Basic workflow with dataset

dataset’s focus is in storing JSON (object) documents in collections. The documents are stored in a bucketed directory structure and named for the “key” provided. The documents remain plain text JSON on disc. When you first start working with a dataset you will need to initialize the collection. This creates the bucket directories and associated metadata so you can easily retrieve your documents. If you were to initialize a dataset collection called “FavoriteThings.ds” it would look like –

    dataset init FavoriteThings.ds

Next you’ll want to add some records to the collection of “FavoriteThings.ds”. The records we’re going to add need to be expressed as JSON objects. You need to decide on a key (the thing you’ll used to retrieve the record later) of the document to store. For this example I’m going to use the key, “beverage” and a document that looks like {"thing": "coffee"}. If you’ve set the DATASET environment variable you can run the following command –

    dataset FavoriteThings.ds create beverage '{"thing":"coffee"}'

If all goes well you’ll get a response of “OK”. If you forgot to set the environment variable you can explicitly include the collection name

    dataset FavoriteThings.ds create beverage '{"thing":"coffee"}'

Later if your have forgotten what your favorite beverage was you can read it back with

    dataset FavoriteThings.ds read beverage

To list all your favorite things’ keys try

    dataset FavoriteThings.ds keys

Adding an existing JSON document to a collection

One of my favorite things is music. I happen to have a JSON document that I started currating a list of Jazz related songs and musicians. The document is called jazz-notes.json. I can add this to my collection too.

    {
       "songs": ["Blue Rondo al la Turk", "Bernie's Tune", "Perdido"],
       "pianist": [ "Dave Brubeck" ],
       "trumpet": [ "Dirk Fischer", "Dizzy Gillespie" ]
    }

I can add this to my collection of FavoriteThings.ds this way using the key “jazz-notes”.

    dataset FavoriteThings.ds create "jazz-notes" jazz-notes.json

Notice that the organization of the JSON documents do not impose a common structure (though that is often useful). We can list the documents using our key command.

    dataset FavoriteThings.ds keys

Would return something like

    beverage
    jazz-notes

The should list out “beverage” and “jazz-notes”.

I can create a JSON list of the objects stored using the “list” command.

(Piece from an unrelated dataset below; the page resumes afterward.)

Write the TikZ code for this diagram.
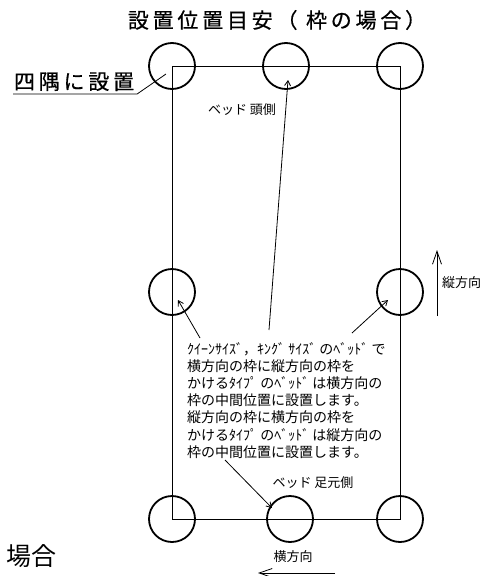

    dataset FavoriteThings.ds list beverage jazz-notes

Would return something like

    [
        {
            "_Key": "beverage",
            "thing": "coffee"
        },
        {
            "_Key": "jazz-notes",
            "pianist": [
                "Dave Brubeck"
            ],
            "songs": [
                "Blue Rondo al la Turk",
                "Bernie's Tune",
                "Perdido"
            ],
            "trumpet": [
                "Dirk Fischer",
                "Dizzy Gillespie"
            ]
        }
    ]